■ DATASET RECORDS

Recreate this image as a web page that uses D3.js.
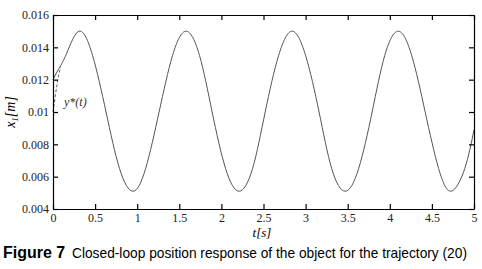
<!DOCTYPE html>
<html>
<head>
<meta charset="utf-8">
<script src="https://cdnjs.cloudflare.com/ajax/libs/d3/7.8.5/d3.min.js"></script>
<style>
  body { margin: 0; background: #fff; }
  svg { display: block; }
  .serif { font-family: "Liberation Serif", "DejaVu Serif", serif; }
</style>
</head>
<body>
<svg width="482" height="269"></svg>
<script>
// Response x1(t)
const respT = [0, 0.06, 0.16, 0.31, 0.47, 0.63, 0.79, 0.95, 1.10, 1.26, 1.42, 1.58, 1.74, 1.89,
  2.05, 2.21, 2.37, 2.52, 2.68, 2.84, 3.00, 3.16, 3.31, 3.47, 3.63, 3.79, 3.94, 4.10,
  4.26, 4.42, 4.58, 4.73, 4.89, 5.00];
const respX = [0.0120, 0.0126, 0.0136, 0.0150, 0.0135, 0.0100, 0.0065, 0.0051, 0.0065, 0.0100,
  0.0135, 0.0150, 0.0135, 0.0100, 0.0065, 0.0051, 0.0065, 0.0100, 0.0135, 0.0150,
  0.0135, 0.0100, 0.0065, 0.0051, 0.0065, 0.0100, 0.0135, 0.0150, 0.0135, 0.0100,
  0.0065, 0.0051, 0.0065, 0.0089];
// Reference y*(t), only visible near the start (later it lies under the response)
const refT = [0, 0.03, 0.06, 0.09];
const refX = [0.0100, 0.0111, 0.0121, 0.0128];

const xTicks = [0, 0.5, 1, 1.5, 2, 2.5, 3, 3.5, 4, 4.5, 5];
const yTicks = [0.004, 0.006, 0.008, 0.010, 0.012, 0.014, 0.016];

const svg = d3.select("svg");
const mLeft = 53, mRight = 474, mTop = 15, mBottom = 209;

const x = d3.scaleLinear().domain([0, 5]).range([mLeft, mRight]);
const y = d3.scaleLinear().domain([0.004, 0.016]).range([mBottom, mTop]);

// curves
const line = d3.line().x(d => x(d[0])).y(d => y(d[1])).curve(d3.curveNatural);
svg.append("path")
  .datum(respT.map((t, i) => [t, respX[i]]))
  .attr("d", line)
  .attr("fill", "none").attr("stroke", "#555").attr("stroke-width", 1);
svg.append("path")
  .datum(refT.map((t, i) => [t, refX[i]]))
  .attr("d", d3.line().x(d => x(d[0])).y(d => y(d[1])))
  .attr("fill", "none").attr("stroke", "#666").attr("stroke-width", 1)
  .attr("stroke-dasharray", "3,2");

// axes with inward ticks on all four sides
const fmtY = d => d === 0.01 ? "0.01" : d3.format(".3f")(d);
const axB = svg.append("g").attr("transform", `translate(0,${mBottom})`)
  .call(d3.axisBottom(x).tickValues(xTicks).tickSizeInner(-5).tickSizeOuter(0).tickPadding(4).tickFormat(d3.format("")));
const axT = svg.append("g").attr("transform", `translate(0,${mTop})`)
  .call(d3.axisTop(x).tickValues(xTicks).tickSizeInner(-5).tickSizeOuter(0).tickFormat(""));
const axL = svg.append("g").attr("transform", `translate(${mLeft},0)`)
  .call(d3.axisLeft(y).tickValues(yTicks).tickSizeInner(-5).tickSizeOuter(0).tickPadding(4).tickFormat(fmtY));
const axR = svg.append("g").attr("transform", `translate(${mRight},0)`)
  .call(d3.axisRight(y).tickValues(yTicks).tickSizeInner(-5).tickSizeOuter(0).tickFormat(""));

[axB, axT, axL, axR].forEach(a => {
  a.attr("font-family", null);
  a.select(".domain").attr("stroke", "#000").attr("stroke-width", 1.2);
  a.selectAll(".tick line").attr("stroke", "#000").attr("stroke-width", 1.2);
  a.selectAll("text").attr("class", "serif").style("font-size", "12px").attr("fill", "#222");
});

// axis titles
svg.append("text").attr("class", "serif")
  .attr("x", 262).attr("y", 237).attr("text-anchor", "middle")
  .style("font-style", "italic").style("font-size", "13px")
  .text("t[s]");
const yl = svg.append("text").attr("class", "serif")
  .attr("transform", "translate(15,112) rotate(-90)").attr("text-anchor", "middle")
  .style("font-style", "italic").style("font-size", "14px");
yl.append("tspan").text("x");
yl.append("tspan").style("font-size", "9px").attr("dy", 3).text("1");
yl.append("tspan").attr("dy", -3).text("[m]");

// curve label
svg.append("text").attr("class", "serif")
  .attr("x", 64).attr("y", 106)
  .style("font-style", "italic").style("font-size", "12px").attr("fill", "#333")
  .text("y*(t)");

// caption
svg.append("text")
  .attr("x", 3).attr("y", 258)
  .style("font-family", "'Liberation Sans', Arial, sans-serif").style("font-weight", "bold").style("font-size", "16px")
  .text("Figure 7");
svg.append("text")
  .attr("x", 72).attr("y", 258)
  .style("font-family", "'Liberation Sans Narrow', 'Liberation Sans', Arial, sans-serif").style("font-size", "15px")
  .attr("textLength", 395).attr("lengthAdjust", "spacingAndGlyphs")
  .text("Closed-loop position response of the object for the trajectory (20)");
</script>
</body>
</html>
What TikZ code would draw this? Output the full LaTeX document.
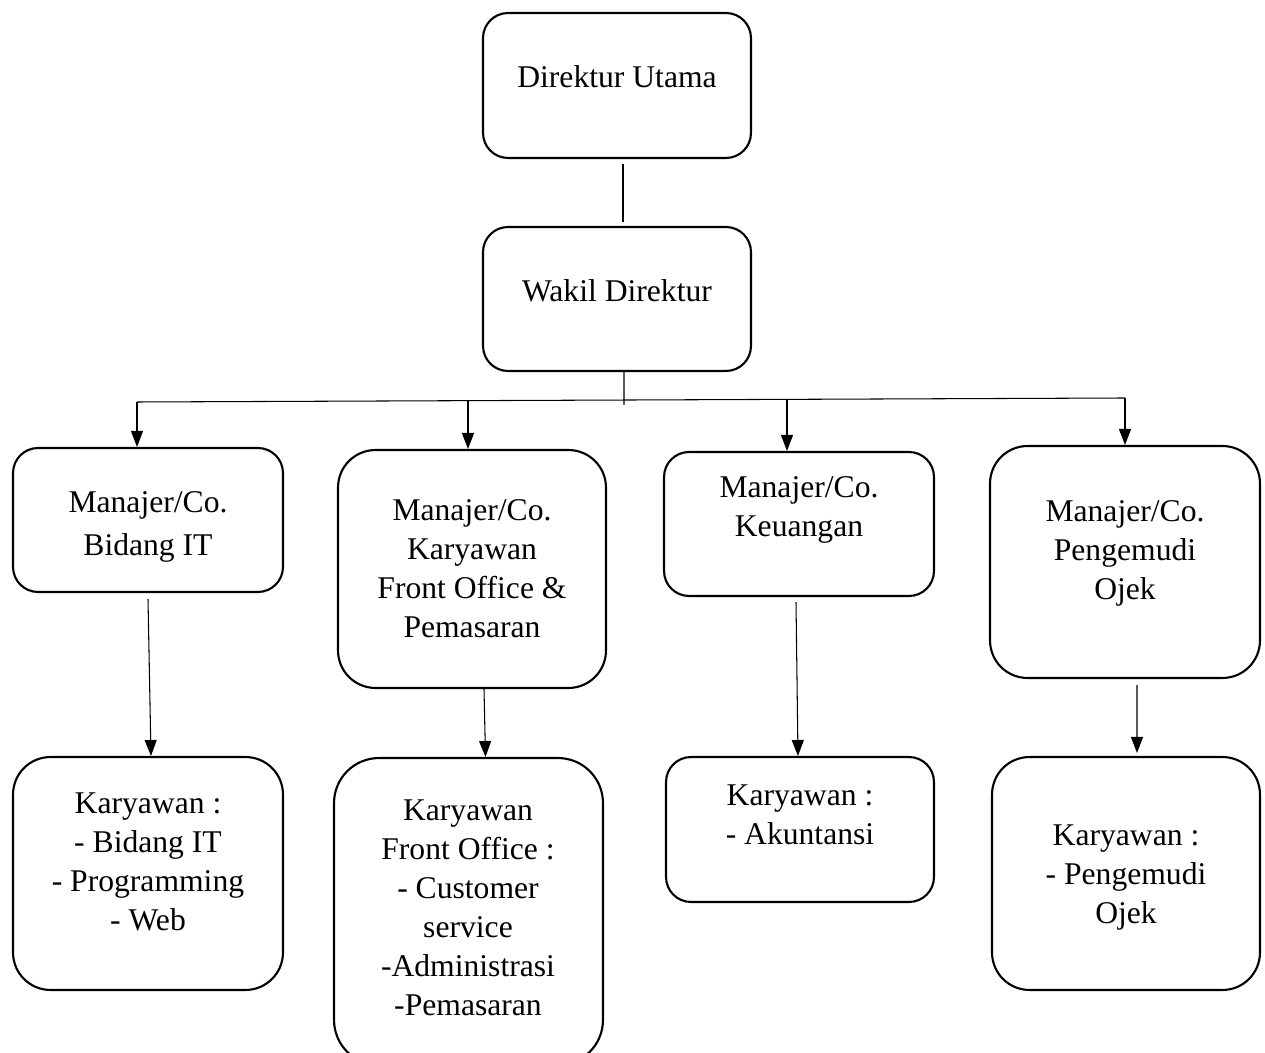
\documentclass[tikz,border=0pt]{standalone}
\usepackage{fontspec}
\setmainfont{Liberation Serif}
\usetikzlibrary{arrows.meta}
\begin{document}
\begin{tikzpicture}[x=0.02cm,y=-0.02cm,
  box/.style={draw, line width=1.2pt, rounded corners=0.5cm, inner sep=0pt},
  tallbox/.style={box, rounded corners=0.75cm},
  txt/.style={align=center, inner sep=0pt, font=\fontsize{18}{22.2}\selectfont},
  conn/.style={line width=0.6pt},
  arr/.style={conn, -{Triangle[length=0.32cm,width=0.24cm]}}]
\useasboundingbox (0,0) rectangle (1265,1053);
\clip (0,0) rectangle (1265,1053);
% boxes
\node[box, minimum width=5.36cm, minimum height=2.9cm] (b1) at (617,85.5) {};
\node[box, minimum width=5.36cm, minimum height=2.88cm] (b2) at (617,299) {};
\node[box, minimum width=5.4cm, minimum height=2.88cm] (b3) at (148,520) {};
\node[tallbox, minimum width=5.36cm, minimum height=4.76cm] (b4) at (472,569) {};
\node[box, minimum width=5.4cm, minimum height=2.88cm] (b5) at (799,524) {};
\node[tallbox, minimum width=5.4cm, minimum height=4.64cm] (b6) at (1125,562) {};
\node[tallbox, minimum width=5.4cm, minimum height=4.66cm] (b7) at (148,873.5) {};
\node[box, rounded corners=0.9cm, minimum width=5.38cm, minimum height=6.14cm] (b8) at (468.5,911.5) {};
\node[box, minimum width=5.36cm, minimum height=2.9cm] (b9) at (800,829.5) {};
\node[tallbox, minimum width=5.36cm, minimum height=4.66cm] (b10) at (1126,873.5) {};
% texts
\node[txt] (t1) at (617,77) {Direktur Utama};
\node[txt] (t2) at (617,291) {Wakil Direktur};
\node[txt, font=\fontsize{18}{24.5}\selectfont] (t3) at (148,527) {Manajer/Co.\\Bidang IT};
\node[txt] (t4) at (472,569) {Manajer/Co.\\Karyawan\\Front Office \&\\Pemasaran};
\node[txt] (t5) at (799,510) {Manajer/Co.\\Keuangan};
\node[txt] (t6) at (1125,553) {Manajer/Co.\\Pengemudi\\Ojek};
\node[txt] (t7) at (148,862) {Karyawan :\\- Bidang IT\\- Programming\\- Web};
\node[txt] (t8) at (468,908) {Karyawan\\Front Office :\\- Customer\\service\\-Administrasi\\-Pemasaran};
\node[txt] (t9) at (800,815) {Karyawan :\\- Akuntansi};
\node[txt] (t10) at (1126,878) {Karyawan :\\- Pengemudi\\Ojek};
% connectors
\draw[conn] ([xshift=0.12cm,yshift=-0.1cm]b1.south) -- ([xshift=0.12cm,yshift=0.08cm]b2.north);
\coordinate (busL) at (137,402);
\coordinate (busR) at (1125,398);
\coordinate (bus2) at (468,401);
\coordinate (bus3) at (787,400);
\coordinate (busM) at (624,405);
\draw[conn] ([xshift=0.14cm]b2.south) -- (busM);
\draw[conn] (busL) -- (busR);
\draw[arr] (busL) -- (busL |- b3.north);
\draw[arr] (bus2) -- (bus2 |- b4.north);
\draw[arr] (bus3) -- (bus3 |- b5.north);
\draw[arr] (busR) -- (busR |- b6.north);
\draw[arr] ([yshift=-0.12cm]b3.south) -- ([xshift=0.06cm]b7.north);
\draw[arr] ([xshift=0.24cm]b4.south) -- ([xshift=0.34cm]b8.north);
\draw[arr] ([xshift=-0.06cm,yshift=-0.1cm]b5.south) -- ([xshift=-0.04cm]b9.north);
\draw[arr] ([xshift=0.24cm,yshift=-0.12cm]b6.south) -- ([xshift=0.22cm,yshift=0.06cm]b10.north);
\end{tikzpicture}
\end{document}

■ TASK DETAILS
Go through the records above, find every line with the word "this", and list those lines.

■ EXPECTED ANSWER
Recreate this image as a web page that uses D3.js.
What TikZ code would draw this? Output the full LaTeX document.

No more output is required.